Post fMSWQBjwuZk

Hjalmar Holm Apr 16, 2015 (23:37)

From Aesop's fables:

I graban ah i alph.

Craban egent alph ah anírant gared i bessas vain aif an ech. Savel i i laed nim bain en alph i eniad od i puigad dîn min nen min i lodast, i graban awarthant i iaun min osgaef mi i leuthant i aint dîn, a dorthast min ael a nin. Ach puigad bessas dîn ned lý laew sui obul, ú-obul gwistad i laed dîn, a píbiel aes ifír.

Gwistad o chaew ú-bôl prestad Oneth.

A RAVEN saw a Swan and desired to secure for himself the same
beautiful plumage. Supposing that the Swan's splendid white
color arose from his washing in the water in which he swam, the
Raven left the altars in the neighborhood where he picked up his
living, and took up residence in the lakes and pools. But
cleansing his feathers as often as he would, he could not change
their color, while through want of food he perished.
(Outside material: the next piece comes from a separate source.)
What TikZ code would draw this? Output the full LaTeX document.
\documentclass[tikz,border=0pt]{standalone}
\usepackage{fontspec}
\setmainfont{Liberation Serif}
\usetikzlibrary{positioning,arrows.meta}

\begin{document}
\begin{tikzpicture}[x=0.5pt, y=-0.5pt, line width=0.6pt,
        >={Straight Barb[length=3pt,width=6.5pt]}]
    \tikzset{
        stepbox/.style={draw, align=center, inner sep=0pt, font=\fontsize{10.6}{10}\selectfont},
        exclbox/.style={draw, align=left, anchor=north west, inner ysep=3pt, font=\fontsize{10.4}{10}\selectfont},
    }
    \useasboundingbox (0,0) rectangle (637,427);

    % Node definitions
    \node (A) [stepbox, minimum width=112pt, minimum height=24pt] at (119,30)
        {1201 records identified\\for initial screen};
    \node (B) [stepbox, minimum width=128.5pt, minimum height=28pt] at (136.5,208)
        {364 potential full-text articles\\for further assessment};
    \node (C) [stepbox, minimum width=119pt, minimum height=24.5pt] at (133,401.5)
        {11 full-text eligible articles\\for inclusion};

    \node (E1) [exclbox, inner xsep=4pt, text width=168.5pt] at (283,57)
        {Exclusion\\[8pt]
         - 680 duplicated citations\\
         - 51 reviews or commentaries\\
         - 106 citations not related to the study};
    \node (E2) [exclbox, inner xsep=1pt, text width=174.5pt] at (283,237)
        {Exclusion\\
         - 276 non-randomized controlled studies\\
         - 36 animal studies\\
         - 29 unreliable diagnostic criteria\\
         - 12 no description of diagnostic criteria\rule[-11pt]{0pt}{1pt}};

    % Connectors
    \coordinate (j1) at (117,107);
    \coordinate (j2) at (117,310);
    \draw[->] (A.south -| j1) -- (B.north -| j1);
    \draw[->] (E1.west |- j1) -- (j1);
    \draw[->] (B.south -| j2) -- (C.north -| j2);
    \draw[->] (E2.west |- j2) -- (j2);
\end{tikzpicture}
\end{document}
Change of habit cannot alter Nature.

"the surroundings in which he picked up his living", was tricky. I used the word ant "gift" for wont of a word for "living".
The word *oneth is supposed to mean "nature". It might work in some instances, but here I would like a word for "inborn quality" and I don't have it.
*gwista-, "change", transitive, from Salo's movie-sindarin.

Tamas Ferencz Apr 17, 2015 (08:47)

Can you also post a translation so that those who are only starting their Sindarin studies can follow your line of thought?

Hjalmar Holm Apr 17, 2015 (11:51)

The thought was to test if the translation is comprehensible first. But okay, I'll add it.